燃費は、104km/h巡航での平均で10.6km/Lだったようだ。ボルスターの記事では、キャブレターのニードルを調整することで、15.0km/L以上まで伸びるとも記されている。これは、サイドバルブのオリジナル・エンジンより、優れた数字といえた。

レイ・ニューウェル氏がオーナーの、ワインレッドに塗られた1949年式マイナーには、アルタ社製のヘッドが載っている。特別な加工なしに、標準のマニフォールドを利用しながらシングルSUキャブレター化した、典型的なアルタ仕様といえる。

チューニングの効果は、驚くほど。エンジンはエネルギッシュに回転し、どのギアを選んでいても躍動的に走る。反応は鋭く、もたつくことなく必要なパワーが発揮される。

ノーマルのマイナーより控えめにアクセルペダルを傾けても、80km/h前後での巡航が可能。90km/hを超えても、軽々とスピードを乗せていく。タイミングを見計らい、フルスロットルを与えていた体験とは雲泥の差だ。

チューニングでフィーリングは完全に変わる

坂道へ差し掛かっても、シフトダウンの必要はなし。むしろ、加速していく余裕すらある。後期のAシリーズ・エンジンを搭載したマイナー 1000と同様に、洗練性を保ったまま、流れの速い郊外の道を運転できる。

プッシュロッドの金属的なノイズが、キャビンへ伝わる。サイドバルブとは異なる響きで、耳に心地良い。アルミ製のアルタ・ヘッドを積んだマイナーは、約20台が現存すると考えられている。

「このチューニングで、クルマのフィーリングは完全に変わりました。とても扱いやすくなりますよね」。とニューウェルは説明する。

「以前に乗っていたマイナーには、デリントンのシルバートップ・キットが組まれていましたが、比較にならないほど違います。アルタ・ヘッドの装備は、918ccのマイナーから本来のパフォーマンスを引き出す、最も簡単な方法といえるでしょう」

「最高速度以上に、中間加速の向上が大きいです。3速でのたくましさは、とても印象的なものですよ」

このヘッドの登場により、一層の動力性能を追求することも可能になった。キース・ラック氏が所有する、プラチナ・グレーの1949年式マイナーには、スーパーチャージャーが載っている。
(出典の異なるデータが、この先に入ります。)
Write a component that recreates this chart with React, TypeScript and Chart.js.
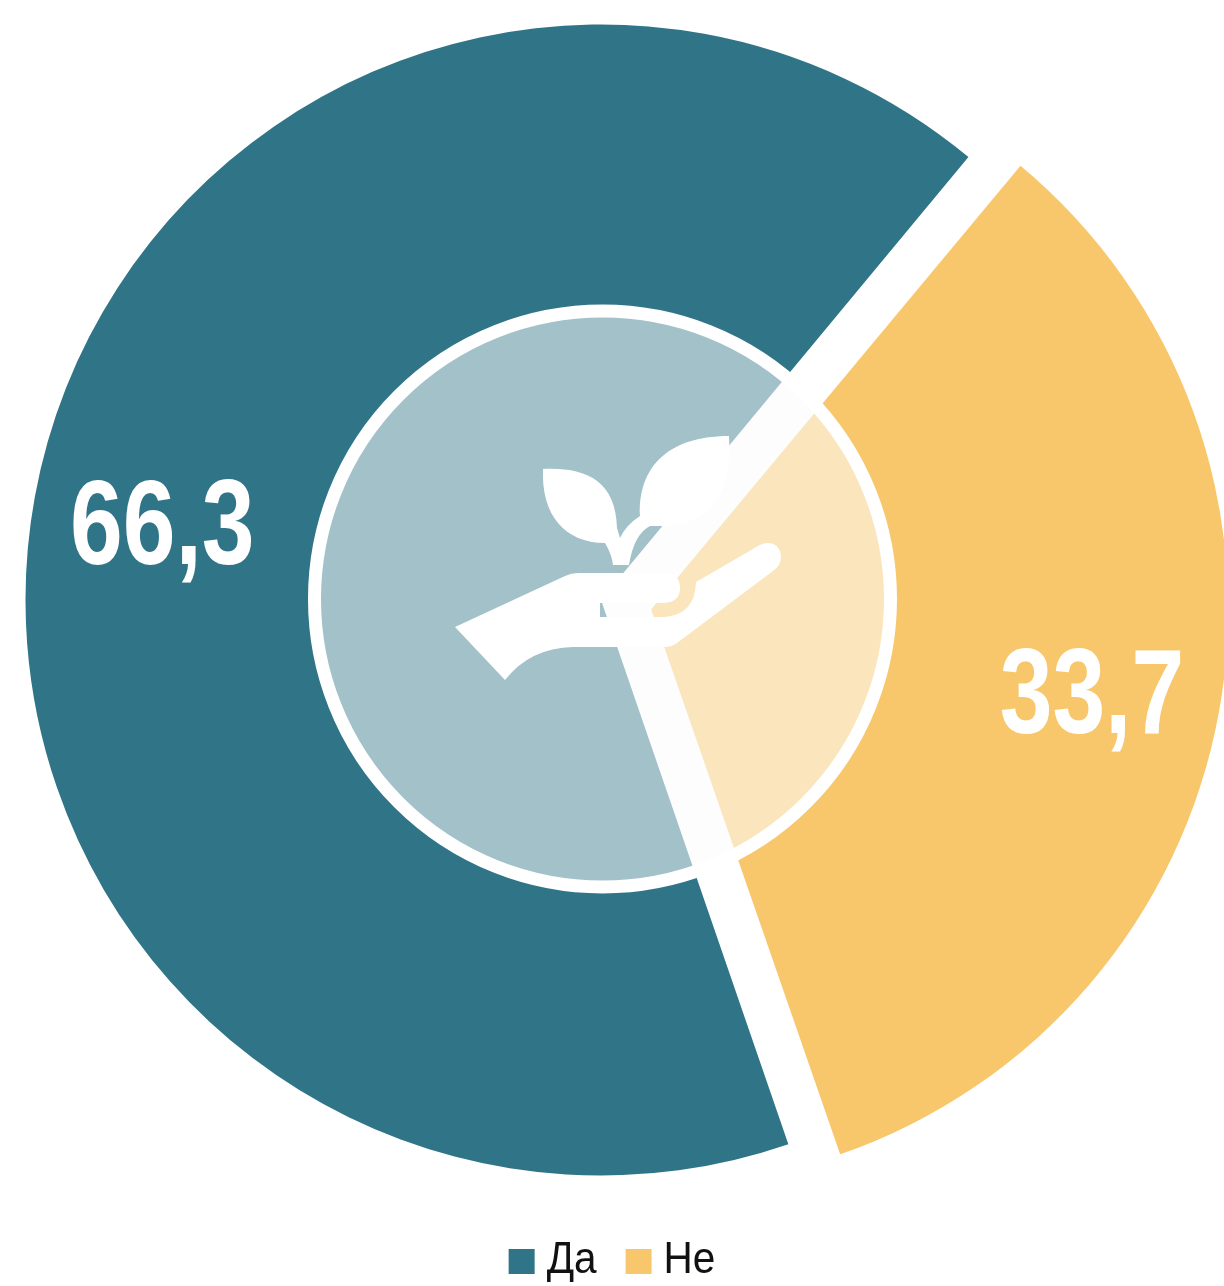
import React, { useEffect, useRef } from "react";
import { Chart, registerables } from "chart.js";

Chart.register(...registerables);

const categories = ["Да", "Не"];
const values = [66.3, 33.7];
const sliceColors = ["#307587", "#F8C76B"];
const sliceOffsets = [0, 204];

const FONT = '"Liberation Sans", Arial, sans-serif';

const valueLabels = {
  id: "valueLabels",
  afterDatasetsDraw(chart: any) {
    const { ctx } = chart;
    const meta = chart.getDatasetMeta(0);
    meta.data.forEach((arc: any, i: number) => {
      const mid = (arc.startAngle + arc.endAngle) / 2;
      const shift = sliceOffsets[i] / 4 + 447;
      const x = arc.x + Math.cos(mid) * shift;
      const y = arc.y + Math.sin(mid) * shift;
      ctx.save();
      ctx.translate(x + 1, y + 11);
      ctx.scale(0.79, 1);
      ctx.fillStyle = "#FFFFFF";
      ctx.font = `bold 120px ${FONT}`;
      ctx.textAlign = "center";
      ctx.textBaseline = "middle";
      ctx.fillText(String(values[i]).replace(".", ","), 0, 0);
      ctx.restore();
    });
  },
};

const narrowLegend = {
  id: "narrowLegend",
  afterDraw(chart: any) {
    const { ctx } = chart;
    const boxW = 26;
    const boxH = 25;
    const gap = 12;
    const between = 29;
    const textScale = 0.9;
    ctx.save();
    ctx.font = `45px ${FONT}`;
    ctx.textBaseline = "alphabetic";
    const widths = categories.map((c) => ctx.measureText(c).width * textScale);
    const total = widths.reduce((s, w) => s + w + boxW + gap, 0) + between * (categories.length - 1);
    let x = (chart.width - total) / 2;
    categories.forEach((c, i) => {
      ctx.fillStyle = sliceColors[i];
      ctx.fillRect(x, 1249, boxW, boxH);
      ctx.save();
      ctx.translate(x + boxW + gap, 1273);
      ctx.scale(textScale, 1);
      ctx.fillStyle = "#111111";
      ctx.fillText(c, 0, 0);
      ctx.restore();
      x += boxW + gap + widths[i] + between;
    });
    ctx.restore();
  },
};

const centerBadge = {
  id: "centerBadge",
  beforeDatasetDraw(chart: any) {
    // keep the pulled-out slice at the same outer radius as the other one
    const arc = chart.getDatasetMeta(0).data[1];
    if (arc) {
      const c = arc.endAngle - arc.startAngle;
      const fix = 1 - Math.sin(Math.min(Math.PI, c));
      arc.outerRadius = 575 - (sliceOffsets[1] / 4) * fix + 2;
    }
  },
  afterDatasetDraw(chart: any) {
    const { ctx } = chart;
    const a = chart.getDatasetMeta(0).data[0];
    const cx = a.x + 1.5;
    const cy = a.y - 1;
    ctx.save();
    ctx.beginPath();
    ctx.arc(cx, cy, 288, 0, Math.PI * 2);
    ctx.fillStyle = "rgba(251,251,251,0.57)";
    ctx.fill();
    ctx.lineWidth = 13;
    ctx.strokeStyle = "#FFFFFF";
    ctx.stroke();
    ctx.translate(a.x - 601, a.y - 600);
    ctx.fillStyle = "#FFFFFF";
    ctx.fill(
      new Path2D(
        "M455,627 L565,576 Q571,573 578,573 L668,573 Q680,575 680,588 Q680,602 664,603 L600,603 L600,617 L664,617 Q695,615 696,582 L758,546 C770,539 781,545 781,557 C781,563 778,567 773,571 L677,643 Q672,647 665,647 L573,647 Q530,648 505,680 Z"
      )
    );
    ctx.fill(
      new Path2D(
        "M543,469 C585,467 616,480 617,528 L620,538 Q626,525 640,516 C638,470 665,436 729,436 C732,490 715,525 662,526 L650,526 Q634,534 629,565 L613,565 Q612,555 605,543 C565,543 541,515 543,469 Z"
      )
    );
    ctx.restore();
  },
};

export default function App() {
  const ref = useRef<HTMLCanvasElement>(null);
  useEffect(() => {
    const chart = new Chart(ref.current as HTMLCanvasElement, {
      type: "pie",
      data: {
        labels: categories,
        datasets: [
          {
            data: values,
            backgroundColor: sliceColors,
            borderWidth: 0,
            offset: sliceOffsets,
            clip: false,
          } as any,
        ],
      },
      options: {
        responsive: false,
        animation: false,
        rotation: 161,
        radius: 575.5,
        layout: { padding: { left: 0, right: 22, top: 0, bottom: 86 } },
        plugins: {
          tooltip: { enabled: false },
          legend: { display: false },
        },
      } as any,
      plugins: [centerBadge, valueLabels, narrowLegend],
    });
    return () => chart.destroy();
  }, []);
  return (
    <div style={{ position: "absolute", left: 0, top: 0, width: 1224, height: 1286, overflow: "hidden", background: "#FFFFFF" }}>
      <canvas ref={ref} width={1224} height={1286} style={{ display: "block" }} />
    </div>
  );
}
エンジンはバランス取りされ、軽量化。4分岐の排気マニフォールドが組まれ、SUキャブレターの隣にショロック社製のスーパーチャージャーが追加されている。ブースト圧が4psiの時の最高出力は、66psに達するそうだ。

本調子でなくても簡単に100km/hへ到達

あいにく、ラックのクルマは不調だった。混合気の調整が悪く、プラグも汚れていた。それでも、勇ましいサウンドを放ちながら、ストレートでは簡単に100km/h超え。自然吸気より、たくましいことを簡単に体感できる。

「スーパーチャージャーは、まったく別物に変えます」。ラックが微笑む。

「アルタ・ヘッドのメリットとして、運転のしやすさが得られたうえに、ブロワーがトップエンドの力強さを加えます。この組み合わせで、一層豊かなトルクを引き出せ、現代の交通環境にも対応できます。坂道でも、問題なく速度を維持できますよ」

本調子ではなかったとしても、アルタ・ヘッド+スーパーチャージャーというタッグの魅力は大きい。雨天で浮かない気分を吹き飛ばすほど。

同時に、自然吸気版の優秀ぶりにも感心させられる。適度に活発で、ドライバーに優しい。70年以上前に、高く支持されたチューニング・メニューだったという事実を、理解できる。

一方で筆者は、オーバーヘッドバルブのシリンダーヘッドを載せた、ウーズレー・エンジンの活発さも知っている。得られる動力性能や全体的な特徴は、アルタ・ヘッドを積んだマイナーのエンジンと、非常に良く似ている。

1948年に、モーリス・モーターズが望ましいエンジンを準備できていたら。理想的なマイナーを、当初から量産できていた可能性は高い。優れたアルタ・ヘッドは、そんなことを想像させるスグレモノだった。